日本においても、給食やお弁当、コンビニのおにぎりまで、日々の暮らしになくてはならない食糧だ。2021年度には日本で一年にひとり当たり83.7キロのお米を消費した(※2)

そんなお米が、気候変動と密接なかかわりを持つことをご存知だろうか。一般的な稲作では、主に雑草が生えるのを防ぐため田んぼに水を張る。しかし、これにより土中から酸素がなくなってしまい、メタンガスを発生させるバクテリアが育つのに適した環境が整ってしまうという。結果として、食品の中で、牛などの反芻動物に続いて二番目に温室効果ガス排出量の多いグループとなっているのだ(※3)

この事実に着目して立ち上げられたのが、イギリス発のスタートアップ「Nice Rice(ナイス・ライス)」だ。同社はインド農家と提携し、持続可能な米プラットフォーム「SRP(Sustainable Rice Platform)」が指定する41の基準に沿ったバスマティ米を栽培・販売している。

Image via Nice Rice

特筆すべきは、節水灌漑稲作技術(AWD:Alternate Wetting and Drying)という灌漑手法だ。田んぼにパイプを差し込むことで土中の水分量を確認し、稲の根っこの先まで水分量が減ってきたタイミングで再び水を張るという仕組みだ。これにより、農家の手間は増えてしまうものの、水の使用量を大幅に削減し、メタンガスの発生も抑えることができるという。

2022年の収穫では、従来の方法と比べて排出された二酸化炭素相当量が49%減少した。従来の方法では、米1キロあたり2.5キロ相当のCO2を排出する一方、NICE RICEは1.27キロ相当まで削減することができたそうだ。

さらに、お米の輸送にかかる温室効果ガスの排出を削減するため、ゼロカーボンでの船便を運行しているGoodShippingと協働。国を越えた輸送ではあるものの、環境負荷を限りなく最小限に近づけようとする工夫がうかがえる。

農家への賃金には、最も高いレベルのサステナビリティを達成できた人により高い給料を渡す仕組みを導入。すると、2022年には全体で5%賃金が増えたという。同時に地域コミュニティへの投資もおこない、地域資源を搾取しない事業のあり方を模索している。

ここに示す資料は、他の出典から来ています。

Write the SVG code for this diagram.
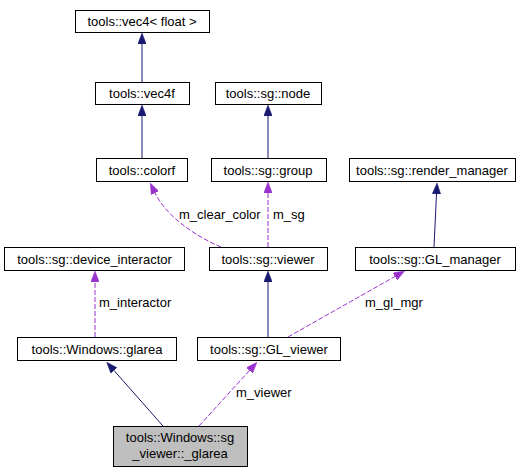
<svg xmlns="http://www.w3.org/2000/svg" width="532" height="472" viewBox="0 0 532 472">
<style>
.n rect{fill:#fff;stroke:#000;stroke-width:1}
.n text{font-family:"Liberation Sans",Arial,sans-serif;font-size:13px;text-anchor:middle;fill:#000}
.h rect{fill:#bfbfbf}
.inh{fill:none;stroke:#191970;stroke-width:1}
.use{fill:none;stroke:#9a32cd;stroke-width:1;stroke-dasharray:5,2}
.lbl{font-family:"Liberation Sans",Arial,sans-serif;font-size:13px;fill:#000}
</style>
<defs>
<marker id="ai" viewBox="0 0 11 8.4" refX="0" refY="4.2" markerUnits="userSpaceOnUse" markerWidth="11" markerHeight="8.4" orient="auto"><path d="M0,0 L11,4.2 L0,8.4 z" fill="#191970" stroke="#191970" stroke-width="0.5"/></marker>
<marker id="au" viewBox="0 0 11 8.4" refX="0" refY="4.2" markerUnits="userSpaceOnUse" markerWidth="11" markerHeight="8.4" orient="auto"><path d="M0,0 L11,4.2 L0,8.4 z" fill="#9a32cd" stroke="#9a32cd" stroke-width="0.5"/></marker>
</defs>
<g id="edges">
<path class="inh" d="M142,82 L142,44" marker-end="url(#ai)"/>
<path class="inh" d="M142,158 L142,116" marker-end="url(#ai)"/>
<path class="inh" d="M268,158 L268,116" marker-end="url(#ai)"/>
<path class="inh" d="M434,247 L436.5,194" marker-end="url(#ai)"/>
<path class="inh" d="M268,337 L268,282" marker-end="url(#ai)"/>
<path class="inh" d="M163,426 L114,370.5" marker-end="url(#ai)"/>
<path class="use" d="M221,247 C195,236 166,216 155,193" marker-end="url(#au)"/>
<path class="use" d="M268,247 L268,193" marker-end="url(#au)"/>
<path class="use" d="M95,337 L95,282" marker-end="url(#au)"/>
<path class="use" d="M288,337 L395,276.5" marker-end="url(#au)"/>
<path class="use" d="M199,426 L249.5,370.5" marker-end="url(#au)"/>
<text class="lbl" x="179" y="219">m_clear_color</text>
<text class="lbl" x="273" y="219">m_sg</text>
<text class="lbl" x="99" y="307">m_interactor</text>
<text class="lbl" x="365" y="307">m_gl_mgr</text>
<text class="lbl" x="236" y="397">m_viewer</text>
</g>
<g id="vec4float" class="n"><rect x="75.5" y="10.5" width="134" height="22"/><text x="142" y="26">tools::vec4&lt; float &gt;</text></g>
<g id="vec4f" class="n"><rect x="95.5" y="82.5" width="94" height="22"/><text x="142" y="98">tools::vec4f</text></g>
<g id="colorf" class="n"><rect x="96.5" y="158.5" width="91" height="23"/><text x="142" y="174.5">tools::colorf</text></g>
<g id="node" class="n"><rect x="215.5" y="82.5" width="106" height="22"/><text x="268" y="98">tools::sg::node</text></g>
<g id="group" class="n"><rect x="211.5" y="158.5" width="115" height="23"/><text x="268" y="174.5">tools::sg::group</text></g>
<g id="render_manager" class="n"><rect x="349.5" y="158.5" width="166" height="23"/><text x="432" y="174.5">tools::sg::render_manager</text></g>
<g id="device_interactor" class="n"><rect x="4.5" y="247.5" width="180" height="23"/><text x="94.5" y="263.5">tools::sg::device_interactor</text></g>
<g id="viewer" class="n"><rect x="209.5" y="247.5" width="118" height="23"/><text x="268" y="263.5">tools::sg::viewer</text></g>
<g id="GL_manager" class="n"><rect x="355.5" y="247.5" width="160" height="23"/><text x="435" y="263.5">tools::sg::GL_manager</text></g>
<g id="glarea" class="n"><rect x="17.5" y="337.5" width="159" height="23"/><text x="97" y="353.5">tools::Windows::glarea</text></g>
<g id="GL_viewer" class="n"><rect x="197.5" y="337.5" width="143" height="23"/><text x="269" y="353.5">tools::sg::GL_viewer</text></g>
<g id="sg_viewer_glarea" class="n h"><rect x="113.5" y="426.5" width="134" height="40"/><text x="180" y="442">tools::Windows::sg</text><text x="180" y="458">_viewer::_glarea</text></g>
</svg>
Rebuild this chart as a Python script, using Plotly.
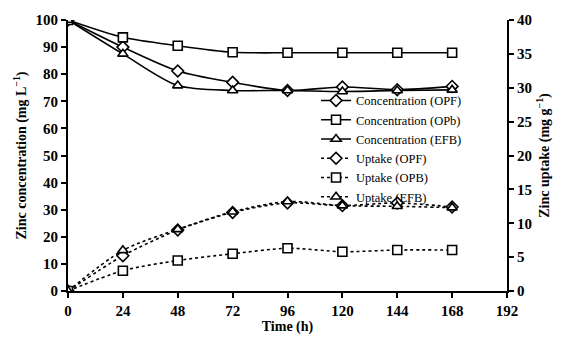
import plotly.graph_objects as go

time_h = [0, 24, 48, 72, 96, 120, 144, 168]
conc_opf = [100, 90, 81.2, 77, 74, 75.3, 74.3, 75.5]
conc_opb = [100, 93.6, 90.5, 88.1, 87.9, 87.9, 87.9, 87.9]
conc_efb = [100, 87.5, 75.8, 74, 74, 73.6, 74, 74.2]
upt_opf = [0, 5.2, 9.0, 11.6, 13.0, 12.6, 13.0, 12.4]
upt_opb = [0, 3.0, 4.5, 5.5, 6.3, 5.8, 6.05, 6.05]
upt_efb = [0, 6.0, 9.1, 11.7, 13.2, 12.6, 12.5, 12.3]

x_ticks = [0, 24, 48, 72, 96, 120, 144, 168, 192]
y_ticks = [0, 10, 20, 30, 40, 50, 60, 70, 80, 90, 100]
y2_ticks = [0, 5, 10, 15, 20, 25, 30, 35, 40]

FONT = "Liberation Serif"
fig = go.Figure()

def add(name, y, symbol, dash, axis):
    fig.add_trace(go.Scatter(
        x=time_h, y=y, name=name, yaxis=axis,
        mode="lines+markers",
        line=dict(color="black", width=1.6, dash=dash, shape="spline", smoothing=0.8),
        marker=dict(symbol=symbol, size=9, color="white", line=dict(color="black", width=1.6)),
    ))

add("Concentration (OPF)", conc_opf, "diamond", "solid", "y")
add("Concentration (OPb)", conc_opb, "square", "solid", "y")
add("Concentration (EFB)", conc_efb, "triangle-up", "solid", "y")
add("Uptake (OPF)", upt_opf, "diamond", "dot", "y2")
add("Uptake (OPB)", upt_opb, "square", "dot", "y2")
add("Uptake (EFB)", upt_efb, "triangle-up", "dot", "y2")

axis_common = dict(
    showline=True, linecolor="black", linewidth=2,
    ticks="outside", ticklen=5, tickwidth=2, tickcolor="black",
    showgrid=False, zeroline=False,
    tickfont=dict(family=FONT, size=15, color="black"),
)
title_font = dict(family=FONT, size=14, color="black")

def bold(vals):
    return ["<b>%d</b>" % v for v in vals]

fig.update_layout(
    width=562, height=341,
    margin=dict(l=68, r=53, t=20, b=46),
    plot_bgcolor="white", paper_bgcolor="white",
    font=dict(family=FONT, color="black"),
    xaxis=dict(range=[0, 192], tickvals=x_ticks, ticktext=bold(x_ticks), **axis_common,
               title=dict(text="<b>Time (h)</b>", font=title_font, standoff=0)),
    yaxis=dict(range=[0, 100], tickvals=y_ticks, ticktext=bold(y_ticks), **axis_common,
               title=dict(text="<b>Zinc concentration (mg L<sup>−1</sup>)</b>", font=title_font, standoff=6)),
    yaxis2=dict(range=[0, 40], tickvals=y2_ticks, ticktext=bold(y2_ticks), overlaying="y", side="right", **axis_common,
                title=dict(text="<b>Zinc uptake (mg g<sup>−1</sup>)</b>", font=title_font, standoff=8)),
    legend=dict(x=0.565, y=0.757, xanchor="left", yanchor="top",
                bgcolor="rgba(0,0,0,0)", font=dict(family=FONT, size=12.5, color="black"),
                tracegroupgap=0, itemwidth=30),
    showlegend=True,
)

fig.write_html("out.html")
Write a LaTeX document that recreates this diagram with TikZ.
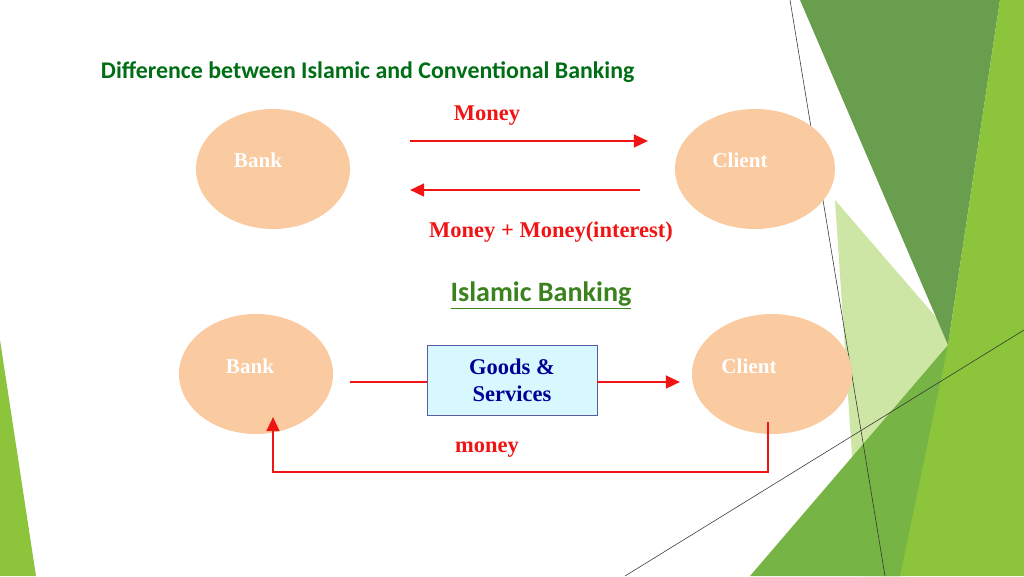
\documentclass[tikz,border=0pt]{standalone}
\usepackage{fontspec}
\setmainfont{Liberation Serif}
\newfontfamily\titlefont{Carlito}
\usetikzlibrary{arrows.meta, shapes.geometric}
\definecolor{peach}{RGB}{250,202,160}
\definecolor{titlegreen}{RGB}{0,110,20}
\definecolor{isgreen}{RGB}{60,130,30}
\definecolor{arrowred}{RGB}{240,20,20}
\definecolor{goodsblue}{RGB}{0,0,150}
\definecolor{boxfill}{RGB}{215,248,255}
\definecolor{gdark}{RGB}{105,158,78}
\definecolor{glight}{RGB}{140,196,60}
\definecolor{gpale}{RGB}{205,230,165}
\definecolor{gmid}{RGB}{118,180,70}

\begin{document}
\begin{tikzpicture}[x=0.25mm,y=-0.25mm,
    party/.style   = {ellipse, fill=peach, minimum width=154*0.25mm, minimum height=120*0.25mm},
    partyText/.style = {text=white, font=\bfseries\fontsize{15}{18}\selectfont},
    label/.style   = {text=arrowred, font=\bfseries\fontsize{16}{19}\selectfont},
    goodsBox/.style = {draw=gray!70!blue, fill=boxfill, minimum width=170*0.25mm, minimum height=70*0.25mm, align=center, text=goodsblue, font=\bfseries\fontsize{16}{19}\selectfont},
    myarrow/.style = {-{Triangle[length=10pt,width=9pt]}, arrowred, line width=1.8pt}
]
\useasboundingbox (0,0) rectangle (1024,576);

% background shapes
\fill[gpale] (835,200) -- (960,345) -- (900,576) -- (860,576) -- cycle;
\fill[gdark] (800,0) -- (1000,0) -- (948,345) -- cycle;
\fill[glight] (1000,0) -- (1024,0) -- (1024,576) -- (880,576) -- (948,345) -- cycle;
\fill[gmid] (750,576) -- (948,345) -- (900,576) -- cycle;
\fill[glight] (0,340) -- (36,576) -- (0,576) -- cycle;
\draw[black!80, line width=0.4pt] (790,0) -- (885,576);
\draw[black!80, line width=0.4pt] (625,576) -- (1024,330);

\node[anchor=west, text=titlegreen, font=\titlefont\bfseries\fontsize{17}{20}\selectfont] (title) at (96,72) {Difference between Islamic and Conventional Banking};

% conventional
\node[party] (bank) at (273,169) {};
\node[partyText] (bankT) at (258,160) {Bank};
\node[party, minimum width=160*0.25mm] (client) at (755,169) {};
\node[partyText] (clientT) at (740,160) {Client};
\coordinate (m1s) at (410,141);
\coordinate (m1e) at (648,141);
\coordinate (m2s) at (640,190);
\coordinate (m2e) at (410,190);
\draw[myarrow] (m1s) -- (m1e);
\draw[myarrow] (m2s) -- (m2e);
\node[label] (money) at (487,116) {Money};
\node[label] (interest) at (551,232) {Money + Money(interest)};

% islamic
\node[text=isgreen, font=\titlefont\bfseries\fontsize{20}{24}\selectfont] (islamic) at (541,295) {\underline{Islamic Banking}};
\node[party] (bank2) at (256,374) {};
\node[partyText] (bank2T) at (250,366) {Bank};
\node[party, minimum width=160*0.25mm] (client2) at (772,374) {};
\node[partyText] (client2T) at (749,366) {Client};
\node[goodsBox] (goods) at (512,380) {Goods \&\\Services};
\coordinate (g1) at (350,382);
\coordinate (g2) at (680,382);
\draw[arrowred, line width=1.8pt] (g1) -- (goods.west |- g1);
\draw[myarrow] (goods.east |- g2) -- (g2);
\coordinate (p1) at (768,422);
\coordinate (p2) at (273,472);
\coordinate (p3) at (273,417);
\draw[myarrow] (p1) |- (p2) -- (p3);
\node[label] (money2) at (487,450) {money};
\end{tikzpicture}
\end{document}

Nice Riceの取り組みで印象的だったのは、完璧でないことに対して正直な姿勢だ。同社は「It’s rice, done better. But we’re not perfect. (これはより良くなっているお米です。でも、私たちは完璧じゃない)」とウェブサイトに記載し、いくつかの質問に答えている。たとえば、「なぜ完全なカーボンニュートラルではないのですか」という質問に対して、同社はこのように回答している。

私たちが焦点を当てているのは、私たちが責任を負っている二酸化炭素排出量を「減らすこと」でありオフセットではありません。つまり、サステナブルに栽培された米を推奨し、バイオ燃料や船便など、より環境負荷の低い選択肢を可能な限り選ぶことを意味します。

お米のように身近なものが、気候変動に大きな影響をもたらしていることがある。その一方で解決策もまた、最先端のテクノロジーを必要とせず実践しやすいものがすでに存在していることも多い。大切なことは私たちが身の回りに目を向け、課題と解決策を適切に、丁寧に、つなげようとする姿勢ではないだろうか。


※1 Rice consumption worldwide in 2022/2023, by country (in 1,000 metric tons)*|Statista
※2 農林水産省ホームページ「食料需給表:令和3年度国民1人/1年当たり供給純食料」
※3 Ivanovich, C.C., Sun, T., Gordon, D.R. et al. Future warming from global food consumption. Nat. Clim. Chang. 13, 297–302 (2023).